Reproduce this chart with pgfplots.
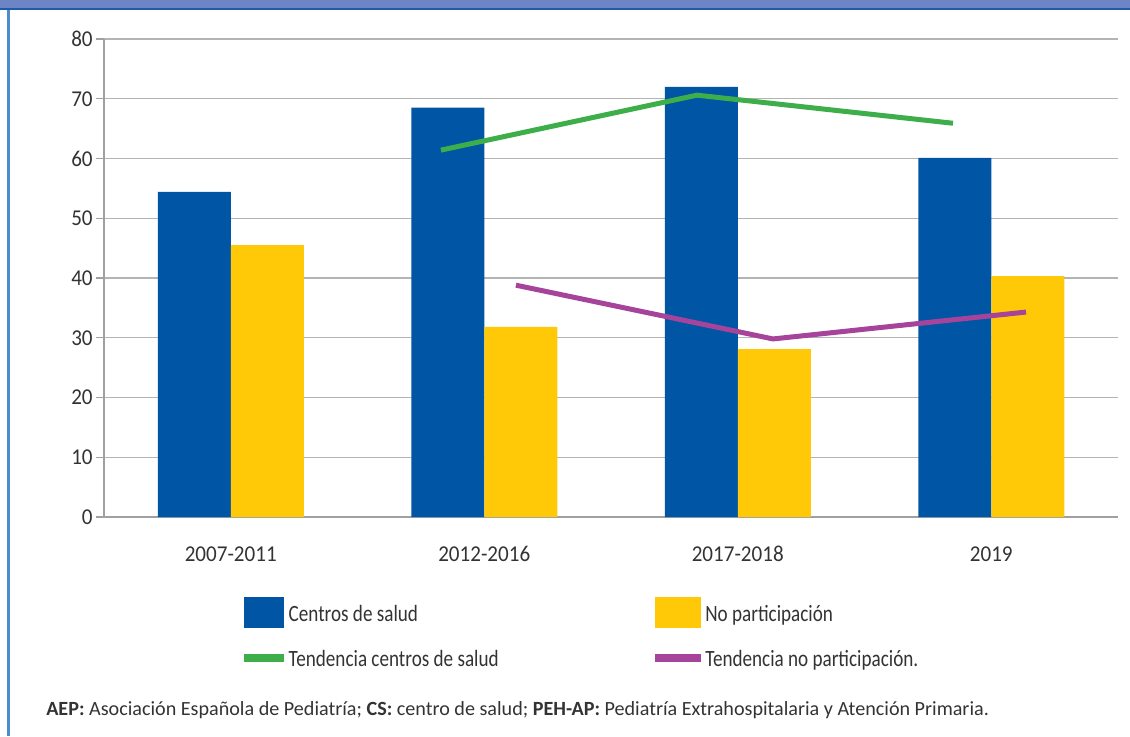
\documentclass[border=0pt]{standalone}
\usepackage{pgfplots}
\pgfplotsset{compat=1.18}
\usepackage{fontspec}
\setmainfont{Carlito}[FakeStretch=0.82]
\newfontfamily\tickfont{Carlito}[FakeStretch=0.93]
\newfontfamily\footfont{Carlito}
\definecolor{cblue}{HTML}{0055A5}
\definecolor{cyellow}{HTML}{FFC908}
\definecolor{cgreen}{HTML}{3DAE49}
\definecolor{cmag}{HTML}{A5449A}
\definecolor{gridgray}{HTML}{B4B4B4}
\definecolor{axgray}{HTML}{A0A0A0}
\definecolor{txt}{HTML}{333333}
\definecolor{hdr}{HTML}{6D85C5}
\definecolor{hdrline}{HTML}{1F5BA6}
\definecolor{leftb}{HTML}{4F8BCB}
\begin{document}
\begin{tikzpicture}[x=0.75pt,y=0.75pt]
\path[use as bounding box] (0,0) rectangle (1130,736);
\fill[hdr] (0,736) rectangle (1130,728);
\fill[hdrline] (0,728) rectangle (1130,725.5);
\fill[leftb] (7,0) rectangle (9.5,726);
\begin{axis}[
  at={(78pt,164.25pt)}, anchor=south west,
  scale only axis, width=760.5pt, height=358.5pt,
  xmin=-0.5, xmax=3.5, ymin=0, ymax=80,
  axis x line*=bottom, axis y line*=left,
  axis line style={draw=axgray, line width=1pt, -},
  ytick={0,10,...,80},
  ymajorgrids, grid style={gridgray, line width=1.1pt},
  xtick={0,1,2,3},
  xticklabels={2007-2011,2012-2016,2017-2018,2019},
  major x tick style={draw=none},
  extra x ticks={-0.5,0.5,1.5,2.5,3.5},
  extra x tick labels={},
  extra x tick style={grid=none, tick align=outside, major tick length=6pt, tick style={draw=axgray, line width=1pt}},
  tick align=outside,
  major tick length=6pt,
  tick style={draw=axgray, line width=1pt},
  /pgf/number format/assume math mode=true,
  tick label style={font=\tickfont\fontsize{17}{20}\selectfont, text=txt},
  yticklabel style={anchor=east, xshift=1pt},
  xticklabel style={anchor=base, yshift=-27.5pt},
  legend columns=2,
  legend style={at={(0.1381,-0.1674)}, anchor=north west, draw=none, fill=none,
    inner sep=0pt, outer sep=0pt, row sep=10.5pt,
    font=\fontsize{17.5}{20}\selectfont, text=txt,
    nodes={inner sep=0pt, text height=18pt, text depth=5.25pt},
    /tikz/every odd column/.append style={column sep=3.5pt}},
  legend cell align=left,
]
\addplot[ybar, bar width=54.75pt, bar shift=-27.375pt, fill=cblue, draw=none,
  legend image code/.code={\fill[cblue, draw=none] (0pt,-11.625pt) rectangle (30pt,11.625pt);}]
  coordinates {(0,54.4) (1,68.5) (2,72.0) (3,60.1)};
\addlegendentry{\makebox[274.5pt][l]{Centros de salud}}
\addplot[ybar, bar width=54.75pt, bar shift=27.375pt, fill=cyellow, draw=none,
  legend image code/.code={\fill[cyellow, draw=none] (0pt,-11.625pt) rectangle (34.5pt,11.625pt);}]
  coordinates {(0,45.5) (1,31.8) (2,28.1) (3,40.3)};
\addlegendentry{No participación}
\addplot[cgreen, line width=3.75pt, line cap=butt, line join=miter,
  legend image code/.code={\path[draw=none, fill=none] (0pt,-11.625pt) rectangle (30pt,11.625pt); \fill[cgreen, draw=none] (0pt,-3pt) rectangle (30pt,3pt);}]
  coordinates {(0.829,61.4) (1.839,70.6) (2.849,65.9)};
\addlegendentry{\makebox[274.5pt][l]{Tendencia centros de salud}}
\addplot[cmag, line width=3.75pt, line cap=butt, line join=miter,
  legend image code/.code={\path[draw=none, fill=none] (0pt,-11.625pt) rectangle (34.5pt,11.625pt); \fill[cmag, draw=none] (0pt,-3pt) rectangle (34.5pt,3pt);}]
  coordinates {(1.125,38.8) (2.139,29.8) (3.137,34.3)};
\addlegendentry{Tendencia no participación.}
\end{axis}
\node[anchor=base west, inner sep=0pt, text=txt, font=\footfont\fontsize{15.1}{18}\selectfont] at (46,21)
  {\textbf{AEP:} Asociación Española de Pediatría; \textbf{CS:} centro de salud; \textbf{PEH-AP:} Pediatría Extrahospitalaria y Atención Primaria.};
\end{tikzpicture}
\end{document}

• _TASK GOAL_: Return each line exactly as written. Any picture gets left out.

• _RESULT BELOW_:
Reproduce this chart with pgfplots.
\documentclass[border=0pt]{standalone}
\usepackage{pgfplots}
\pgfplotsset{compat=1.18}
\usepackage{fontspec}
\setmainfont{Carlito}[FakeStretch=0.82]
\newfontfamily\tickfont{Carlito}[FakeStretch=0.93]
\newfontfamily\footfont{Carlito}
\definecolor{cblue}{HTML}{0055A5}
\definecolor{cyellow}{HTML}{FFC908}
\definecolor{cgreen}{HTML}{3DAE49}
\definecolor{cmag}{HTML}{A5449A}
\definecolor{gridgray}{HTML}{B4B4B4}
\definecolor{axgray}{HTML}{A0A0A0}
\definecolor{txt}{HTML}{333333}
\definecolor{hdr}{HTML}{6D85C5}
\definecolor{hdrline}{HTML}{1F5BA6}
\definecolor{leftb}{HTML}{4F8BCB}
\begin{document}
\begin{tikzpicture}[x=0.75pt,y=0.75pt]
\path[use as bounding box] (0,0) rectangle (1130,736);
\fill[hdr] (0,736) rectangle (1130,728);
\fill[hdrline] (0,728) rectangle (1130,725.5);
\fill[leftb] (7,0) rectangle (9.5,726);
\begin{axis}[
  at={(78pt,164.25pt)}, anchor=south west,
  scale only axis, width=760.5pt, height=358.5pt,
  xmin=-0.5, xmax=3.5, ymin=0, ymax=80,
  axis x line*=bottom, axis y line*=left,
  axis line style={draw=axgray, line width=1pt, -},
  ytick={0,10,...,80},
  ymajorgrids, grid style={gridgray, line width=1.1pt},
  xtick={0,1,2,3},
  xticklabels={2007-2011,2012-2016,2017-2018,2019},
  major x tick style={draw=none},
  extra x ticks={-0.5,0.5,1.5,2.5,3.5},
  extra x tick labels={},
  extra x tick style={grid=none, tick align=outside, major tick length=6pt, tick style={draw=axgray, line width=1pt}},
  tick align=outside,
  major tick length=6pt,
  tick style={draw=axgray, line width=1pt},
  /pgf/number format/assume math mode=true,
  tick label style={font=\tickfont\fontsize{17}{20}\selectfont, text=txt},
  yticklabel style={anchor=east, xshift=1pt},
  xticklabel style={anchor=base, yshift=-27.5pt},
  legend columns=2,
  legend style={at={(0.1381,-0.1674)}, anchor=north west, draw=none, fill=none,
    inner sep=0pt, outer sep=0pt, row sep=10.5pt,
    font=\fontsize{17.5}{20}\selectfont, text=txt,
    nodes={inner sep=0pt, text height=18pt, text depth=5.25pt},
    /tikz/every odd column/.append style={column sep=3.5pt}},
  legend cell align=left,
]
\addplot[ybar, bar width=54.75pt, bar shift=-27.375pt, fill=cblue, draw=none,
  legend image code/.code={\fill[cblue, draw=none] (0pt,-11.625pt) rectangle (30pt,11.625pt);}]
  coordinates {(0,54.4) (1,68.5) (2,72.0) (3,60.1)};
\addlegendentry{\makebox[274.5pt][l]{Centros de salud}}
\addplot[ybar, bar width=54.75pt, bar shift=27.375pt, fill=cyellow, draw=none,
  legend image code/.code={\fill[cyellow, draw=none] (0pt,-11.625pt) rectangle (34.5pt,11.625pt);}]
  coordinates {(0,45.5) (1,31.8) (2,28.1) (3,40.3)};
\addlegendentry{No participación}
\addplot[cgreen, line width=3.75pt, line cap=butt, line join=miter,
  legend image code/.code={\path[draw=none, fill=none] (0pt,-11.625pt) rectangle (30pt,11.625pt); \fill[cgreen, draw=none] (0pt,-3pt) rectangle (30pt,3pt);}]
  coordinates {(0.829,61.4) (1.839,70.6) (2.849,65.9)};
\addlegendentry{\makebox[274.5pt][l]{Tendencia centros de salud}}
\addplot[cmag, line width=3.75pt, line cap=butt, line join=miter,
  legend image code/.code={\path[draw=none, fill=none] (0pt,-11.625pt) rectangle (34.5pt,11.625pt); \fill[cmag, draw=none] (0pt,-3pt) rectangle (34.5pt,3pt);}]
  coordinates {(1.125,38.8) (2.139,29.8) (3.137,34.3)};
\addlegendentry{Tendencia no participación.}
\end{axis}
\node[anchor=base west, inner sep=0pt, text=txt, font=\footfont\fontsize{15.1}{18}\selectfont] at (46,21)
  {\textbf{AEP:} Asociación Española de Pediatría; \textbf{CS:} centro de salud; \textbf{PEH-AP:} Pediatría Extrahospitalaria y Atención Primaria.};
\end{tikzpicture}
\end{document}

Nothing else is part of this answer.